The company discovered roughly $100,000 in ad buys between June 2015 and May 2017 “associated with roughly 3,000 ads” and connected to nearly 500 affiliated fake accounts. The “vast majority” of ads related to the fake Russian accounts didn’t target a political candidate and instead focused on “amplifying divisive social and political messages across the ideological spectrum.” So, internet advertising really does work.
Equifax, which supplies credit information and other information services, said a cybersecurity incident could have potentially affected 143 million consumers in the US. Equifax said it discovered the breach on July 29.
Leaked data includes names, birth dates, social security numbers, addresses and potentially drivers' licenses. 209,000 U.S. credit card numbers were also obtained, in addition to “certain dispute documents with personal identifying information for approximately 182,000 U.S. consumers.” Equifax said it is now alerting customers whose information was included in the breach via mail, and is working with state and federal authorities.
Britain’s most iconoclastic sports car brand is finally caving to peer pressure. Jaguar Land Rover announced today that starting in 2020, all of its new vehicles will have a fully electric or hybrid option.

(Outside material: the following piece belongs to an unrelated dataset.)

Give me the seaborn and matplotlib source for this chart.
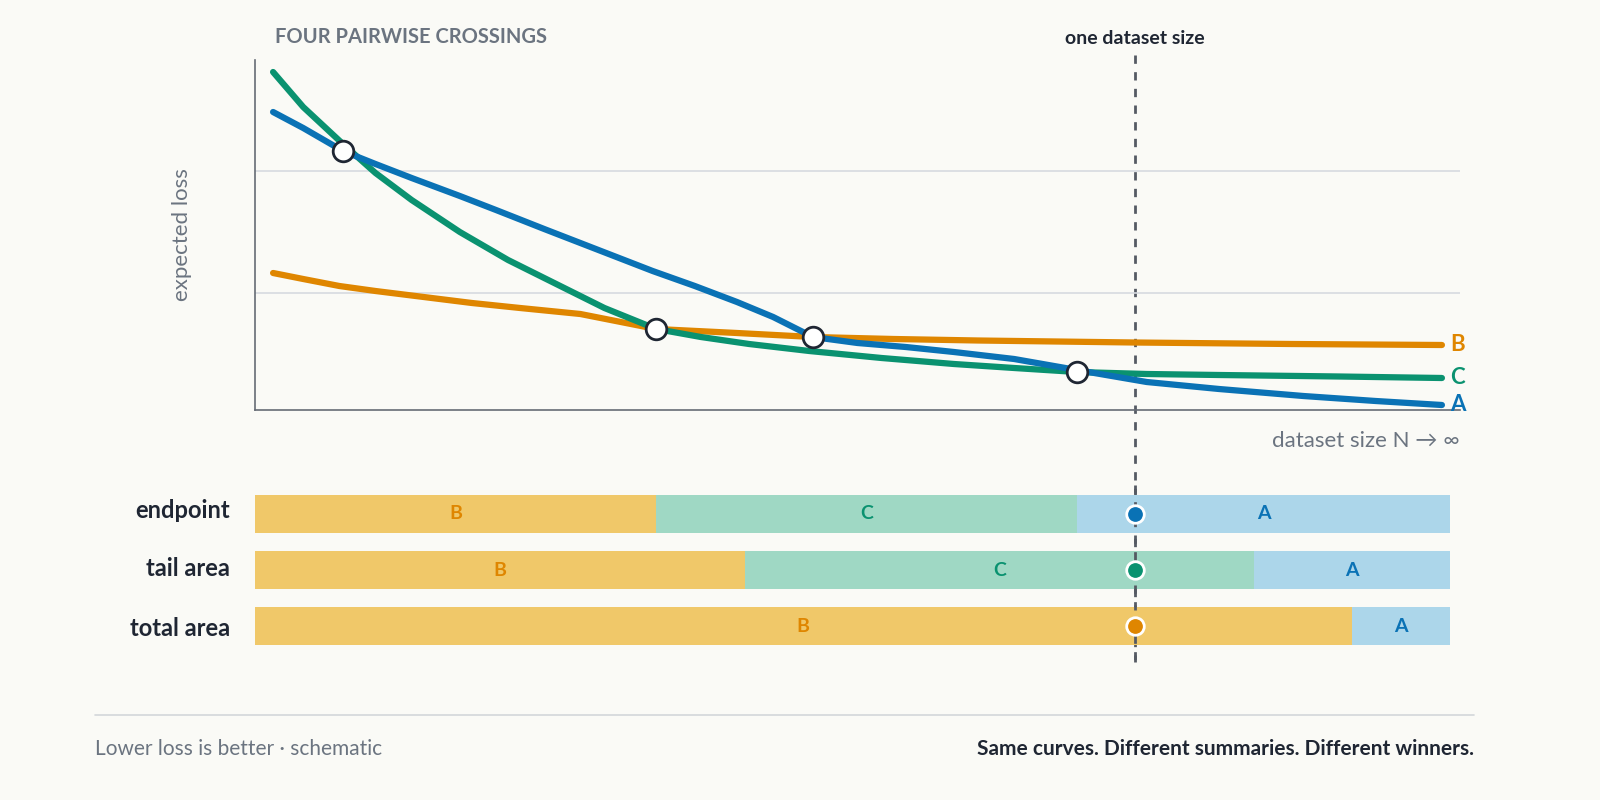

In July, Volvo committed to electrifying all of its car by 2019; in August, Aston Martin said it will go completely hybrid by 2025.
Promptly following JLR’s announcement today, BMW promised to create 12 all-electric and 13 hybrid models by 2025. Volkswagen has announced plans to launch 30 all electric models by 2025.
So, the race to electric cars is on, and American carmakers are in the back of the pack.